Inside a pitch-black underground drainage tunnel not far from a Hong Kong public housing estate, Countryside Volunteer Search Team (CVST) members Tai Wai-hung and Dixon Chan turned on their small flashlights and began chanting “Uncle Chan! Uncle Chan!”
The echo reverberated through the expansive tunnel as the pair carefully inspected the surroundings for any traces of the 71-year-old, who disappeared after leaving his home nearby more than a year ago.
Their repeated calls yielded nothing but silence. There were piles of suitcases and other random objects such as a wooden table and a car tyre, but no sign of the missing man.
Despite knowing the search was a long shot, Tai and Chan told HKFP they would keep revisiting old cases when they had time, in hopes of bringing peace to family members. Apart from such tunnel searches, they often take to the hills to look for missing hikers.
“People often ask why we do [voluntary searches]. Family members may not have the ability to climb hills or walk through dense forests, but we do,” said Tai during a search in early November.

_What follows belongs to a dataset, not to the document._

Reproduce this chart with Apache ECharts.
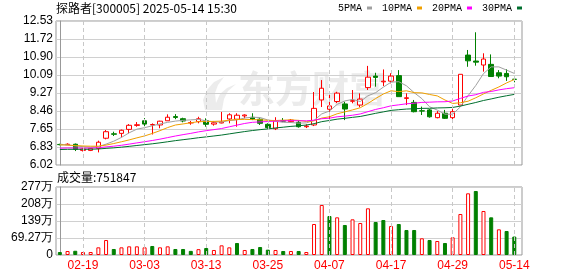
<!DOCTYPE html>
<html><head><meta charset="utf-8">
<script src="https://cdn.jsdelivr.net/npm/echarts@6/dist/echarts.min.js"></script>
<style>html,body{margin:0;padding:0;background:#fff}#c{width:578px;height:276px}</style>
</head><body><div id="c"></div>
<script>
const headTitle = '探路者[300005] 2025-05-14 15:30';
const volTitle = '成交量:751847';
const dates = ['02-14','02-17','02-18','02-19','02-20','02-21','02-24','02-25','02-26','02-27','02-28',
  '03-03','03-04','03-05','03-06','03-07','03-10','03-11','03-12','03-13','03-14','03-17','03-18','03-19','03-20','03-21','03-24','03-25','03-26','03-27','03-28','03-31',
  '04-01','04-02','04-03','04-07','04-08','04-09','04-10','04-11','04-14','04-15','04-16','04-17','04-18','04-21','04-22','04-23','04-24','04-25','04-28','04-29','04-30',
  '05-06','05-07','05-08','05-09','05-12','05-13','05-14'];
const open  = [6.95,6.94,6.96,6.68,6.68,6.775,7.23,7.43,7.45,7.63,7.81,8.02,7.83,7.83,8.02,8.21,8.113,7.92,7.98,8.02,7.87,7.92,8.10,8.09,8.24,8.176,8.09,7.86,7.66,8.03,7.98,7.95,7.75,7.83,8.96,8.54,8.89,8.78,8.90,8.73,9.52,10.04,9.78,9.81,10.06,9.03,8.85,8.47,8.51,8.16,8.36,8.16,8.73,10.99,10.72,10.54,10.57,10.19,10.16,9.90];
const close = [6.94,6.96,6.73,6.745,6.77,7.05,7.525,7.41,7.59,7.815,7.84,7.87,7.85,8.00,8.18,8.17,8.01,7.94,8.11,7.86,7.93,7.96,8.29,8.27,8.28,8.10,7.905,7.71,8.02,8.00,8.05,7.75,7.78,8.58,9.49,8.69,9.27,8.55,8.93,9.00,9.99,9.98,9.81,10.04,9.11,9.06,8.43,8.46,8.20,8.36,8.13,8.43,10.12,10.73,10.67,10.81,10.02,10.04,10.01,9.89];
const low   = [6.91,6.92,6.65,6.63,6.65,6.59,7.18,7.33,7.27,7.45,7.75,7.72,7.40,7.68,8.02,8.09,7.95,7.84,7.905,7.75,7.80,7.905,7.905,7.75,8.13,8.05,7.83,7.66,7.60,7.96,7.94,7.71,7.69,7.78,8.64,8.05,8.82,8.05,8.81,8.63,9.41,9.56,9.59,9.71,9.11,8.73,8.40,8.28,8.16,8.13,8.10,8.05,8.73,10.46,10.51,10.24,10.02,9.94,9.82,9.76];
const high  = [6.98,7.00,6.99,6.79,6.79,7.12,7.60,7.525,7.62,7.87,7.96,8.14,7.90,8.02,8.31,8.32,8.158,8.01,8.20,8.13,8.01,8.42,8.36,8.36,8.31,8.36,8.13,7.905,8.18,8.14,8.10,8.04,7.86,9.32,9.86,9.23,9.33,8.88,9.41,9.26,10.50,10.19,10.34,10.17,10.31,9.26,8.96,8.66,8.55,8.46,8.51,8.70,10.12,11.22,12.02,11.07,11.02,10.31,10.35,10.01];
const prevClose = 6.98;
const volume = [12.2,16.3,17.3,12.2,12.2,31.2,61.0,24.5,31.2,35.3,35.3,31.2,36.7,31.2,35.3,24.5,24.5,16.8,23.8,28.5,20.4,39.4,31.2,48.9,20.4,24.5,32.6,21.7,20.4,16.3,16.3,16.3,12.2,126.3,203.8,158.9,153.5,122.3,145.3,130.4,190.2,134.5,142.6,118.2,126.3,101.9,101.9,68.0,61.1,57.0,48.9,72.0,167.0,251.3,260.8,179.3,153.5,104.6,97.8,75.18];
const ma5  = [6.95,6.93,6.88,6.85,6.83,6.852,6.963,7.097,7.267,7.476,7.641,7.707,7.793,7.875,7.948,8.004,8.04,8.06,8.082,8.018,7.97,7.96,8.03,8.06,8.146,8.18,8.167,8.053,7.997,7.95,7.941,7.91,7.924,8.036,8.33,8.458,8.762,8.916,8.986,8.888,9.148,9.29,9.542,9.764,9.786,9.60,9.29,9.02,8.652,8.502,8.316,8.316,8.648,9.154,9.616,10.152,10.456,10.454,10.31,10.16];
const ma10 = [6.93,6.92,6.90,6.88,6.87,6.87,6.92,6.99,7.07,7.154,7.247,7.334,7.446,7.572,7.713,7.827,7.876,7.929,7.98,7.985,7.991,8.004,8.047,8.075,8.082,8.073,8.063,8.04,8.03,8.047,8.059,8.038,7.987,8.017,8.141,8.20,8.336,8.42,8.511,8.609,8.803,9.026,9.229,9.375,9.337,9.374,9.29,9.281,9.208,9.144,8.958,8.803,8.834,8.903,9.059,9.234,9.395,9.55,9.731,9.884];
const ma20 = [6.78,6.79,6.788,6.787,6.787,6.801,6.839,6.871,6.912,6.964,7.019,7.072,7.127,7.188,7.259,7.33,7.392,7.45,7.517,7.572,7.619,7.669,7.747,7.824,7.898,7.95,7.97,7.985,8.005,8.016,8.025,8.021,8.017,8.046,8.112,8.137,8.20,8.23,8.27,8.328,8.431,8.532,8.608,8.696,8.739,8.787,8.813,8.85,8.86,8.876,8.88,8.915,9.03,9.139,9.198,9.304,9.343,9.416,9.47,9.514];
const ma30 = [6.72,6.729,6.73,6.731,6.733,6.745,6.772,6.796,6.826,6.863,6.902,6.94,6.978,7.022,7.071,7.121,7.164,7.206,7.253,7.291,7.332,7.374,7.427,7.48,7.531,7.578,7.618,7.652,7.696,7.729,7.766,7.792,7.827,7.888,7.979,8.033,8.092,8.13,8.174,8.214,8.284,8.356,8.421,8.489,8.52,8.549,8.563,8.58,8.583,8.60,8.607,8.622,8.683,8.765,8.846,8.936,9.007,9.084,9.15,9.212];
const maNames = ['5PMA','10PMA','20PMA','30PMA'];
const priceTicks = ['6.02','6.83','7.65','8.46','9.27','10.09','10.90','11.72','12.53'];
const volTicks = ['0','69.27万','139万','208万','277万'];
const labelDays = ['02-19','03-03','03-13','03-25','04-07','04-17','04-29','05-14'];
const watermark = '东方财富';

const UP = '#ff0000', DOWN = '#008000';
const maColors = ['#a0a0a0','#f0a000','#ff00ff','#006f2e'];
const pMin = parseFloat(priceTicks[0]), pMax = parseFloat(priceTicks[priceTicks.length-1]);
const pInt = (pMax - pMin) / (priceTicks.length - 1);
const vInt = parseFloat(volTicks[1]);
const vMax = vInt * (volTicks.length - 1);
const labelIdx = labelDays.map(d => dates.indexOf(d));
const xMin = -0.5, xMax = dates.length;

const candleData = dates.map((d,i) => [i, open[i], close[i], low[i], high[i]]);
const volData = dates.map((d,i) => {
  const up = close[i] >= (i ? close[i-1] : prevClose);
  return {value: [i, volume[i]], itemStyle: up ? {color:'#fff', borderColor: UP, borderWidth:1} : {color: DOWN, borderColor: DOWN, borderWidth:1}};
});
const mas = [ma5, ma10, ma20, ma30];
const vLines = labelIdx.map(i => ({xAxis: i}));
const dashStyle = {color:'#c8c8c8', type:[4,3], width:1};

const chart = echarts.init(document.getElementById('c'), null, {renderer:'canvas'});
chart.setOption({
  animation: false,
  backgroundColor: '#fff',
  title: [
    {text: headTitle, left: 56, top: 2, padding: 0, textStyle:{fontSize:12, fontWeight:'normal', color:'#000', fontFamily:'"Noto Sans CJK SC"'}},
    {text: volTitle, left: 57, top: 171, padding: 0, textStyle:{fontSize:12, fontWeight:'normal', color:'#000', fontFamily:'"Noto Sans CJK SC"'}}
  ],
  legend: {left: 338, top: 3, padding: 0, itemWidth: 5, itemHeight: 3, itemGap: 10, align: 'right', icon: 'rect',
    data: maNames, textStyle:{fontFamily:'"Liberation Mono"', fontSize:10, color:'#000'}},
  graphic: [
    {type:'polygon', z: -10, silent: true, x: 201, y: 76,
      shape:{points:[[4,34],[2,24],[6,14],[13,6],[23,1],[17,9],[14,17],[15,27],[19,18],[26,12],[35,8],[27,15],[23,23],[21,34]]},
      style:{fill:'#ececec'}},
    {type:'text', left: 238, top: 70, z: -10, silent: true,
      style:{text: watermark, font:'bold 37px "Noto Sans CJK SC"', fill:'#ebebeb'}}
  ],
  grid: [
    {left:56, top:21, width:466, height:144, show:true, borderColor:'#999', borderWidth:1},
    {left:56, top:187, width:466, height:68, show:true, borderColor:'#999', borderWidth:1}
  ],
  xAxis: [
    {type:'value', gridIndex:0, min:xMin, max:xMax, axisLine:{show:false}, axisTick:{show:false}, axisLabel:{show:false}, splitLine:{show:false}},
    {type:'value', gridIndex:1, min:xMin, max:xMax, axisLine:{show:false}, axisTick:{show:false}, splitLine:{show:false},
      axisLabel:{show:true, customValues: labelIdx, formatter: v => dates[Math.round(v)], color: UP, fontSize:12, fontFamily:'"Liberation Sans"', margin:5}}
  ],
  yAxis: [
    {type:'value', gridIndex:0, min:pMin, max:pMax, interval:pInt, axisLine:{show:true, lineStyle:{color:'#999'}}, axisTick:{show:false},
      splitLine:{show:true, lineStyle:{color:'#d0d0d0'}},
      axisLabel:{formatter: v => priceTicks[Math.round((v - pMin)/pInt)], color:'#000', fontSize:12, fontFamily:'"Liberation Sans"', margin:3}},
    {type:'value', gridIndex:1, min:0, max:vMax, interval:vInt, axisLine:{show:true, lineStyle:{color:'#999'}}, axisTick:{show:false},
      splitLine:{show:true, lineStyle:{color:'#d0d0d0'}},
      axisLabel:{formatter: v => volTicks[Math.round(v / vInt)], color:'#000', fontSize:12, fontFamily:'"Liberation Sans"', margin:3}}
  ],
  series: [
    {type:'line', xAxisIndex:0, yAxisIndex:0, data:[], z:1, silent:true,
      markLine:{silent:true, symbol:'none', label:{show:false}, lineStyle:dashStyle, data:vLines}},
    {type:'line', xAxisIndex:1, yAxisIndex:1, data:[], z:1, silent:true,
      markLine:{silent:true, symbol:'none', label:{show:false}, lineStyle:dashStyle, data:vLines}},
    {type:'candlestick', name:'K', xAxisIndex:0, yAxisIndex:0, barWidth:5, z:3,
      itemStyle:{color:'#fff', color0:DOWN, borderColor:UP, borderColor0:DOWN, borderWidth:1},
      data: candleData},
    ...mas.map((m, k) => ({type:'line', name: maNames[k], xAxisIndex:0, yAxisIndex:0, showSymbol:false, symbol:'none', z:4,
      lineStyle:{color: maColors[k], width:1}, itemStyle:{color: maColors[k]},
      data: m.map((v,i) => [i, v])})),
    {type:'bar', xAxisIndex:1, yAxisIndex:1, barWidth:4, z:3, data: volData}
  ]
});
</script></body></html>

The CVST, founded by a group of hiking enthusiasts in September 2005, is one of Hong Kong’s most active community groups helping to find people who go missing in the countryside.
The city is famed for its signature skyscraper skyline. But 40 per cent of its area is made up of rugged and mountainous country parks, often densely vegetated.
CVST members took part in a high-profile hunt last month for a 17-year-old school student, who was found alive in a country park after being reported missing for around a week.
At present, CVST has more than 100 registered volunteers and around 20 core members who are experienced hikers with outdoor activity qualifications. Among the founding members were outdoor activity leaders, ex-police officers and former members of the Civil Aid Service.
According to its guidelines anyone who wants help must first report the case to police. The volunteer search team will only play an “assisting role” to official operations.
Once the team has confirmed the missing person’s last known whereabouts were near the countryside, they try to access their internet account and search history with the help of family members, to narrow down the search area.
Chan, one of the engineers at CVST, will trace the missing person’s mobile phone pings.
Such “electronic footprints” are very useful to the volunteer searchers, as they can reflect the missing person’s mentality around the time of their disappearance, Chan said.
“Are they a casual or a serious hiker? Or they don’t go hiking at all? Then why would they go hiking on that day all of a sudden? You can learn a lot about the person’s motive and personality [through the electronic records],” he said.
Mishaps during Covid
Hiking accidents in the city soared during the Covid-19 pandemic, with the number of requests for mountain search and rescue almost doubling from 328 in 2020 to 600 last year, according to government figures submitted to the legislature.
The Fire Services Department recorded 125 injuries and two deaths in 2020, which rose to 282 and six, respectively, in 2021. The figures shot up further in 2022, with 329 injuries and 12 deaths.
The growing mishaps could be due to a change in people’s hiking habits in recent years, Tai said, pointing to the increasing reliance on Google Maps and YouTube tutorials. Hikers may not be able to accurately determine the condition and level of difficulty of the route, or may venture onto unofficial paths that were not properly built.
Dixon Chan said some content creators may promote hiking routes with amazing scenery in order to attract more views, and thus entice people without the right gear or training to tackle the hike: “In this era, people treat hiking as a tourist activity and they neglect training for such activities.”
CVST and other community search teams in Hong Kong are not officially recognised by the government. They can only rely on information obtained through the missing person’s family and friends, who sometimes have trouble obtaining evidence such as CCTV footage.
“There were times when we brought family members to shops and pleaded with the proprietors to give us their security footage,” Tai said.
During the search for the secondary student in October, Cheung Yin-yu, senior station officer at the Fire Services Department, said the authorities had not collaborated with the volunteers but would release relevant information as long as it did not breach laws and regulations. She said there had been accidents involving volunteer searchers who needed to be rescued by official personnel.
Tai told HKFP that collaboration and information-sharing between the government and community groups could speed up the search process by division of labour. The team only wanted “what was best” for the missing person, he said.
Hiking uphill to find an individual in a vast mountain area is not only physically demanding. Tai and Chan agreed that it could be mentally taxing when the team narrowly missed the individual.
To Tai, the most unforgettable search experience was when he was hit by a strong odour when the team discovered the body of a missing person. The odour stuck with him for days but he now relied on the memory of it to locate a missing person.
The volunteer search team members urged hikers to leave the coordinates of their route with family and friends and only follow YouTube tutorials which had clear instructions. Do not go on hikes alone and use government-operated mobile applications such as Enjoy Hiking and MyMapHK for location-tracking and more accurate map reading, they said.
Asked if it was frustrating for the team to go home empty-handed at times, Tai said the team would treat it as a learning experience and reflect why it took them so many days to find the person, or see if they could narrow the search area in the next operation.
“If you keep saying it is frustrating, then no one would go do these searches anymore,” Tai said.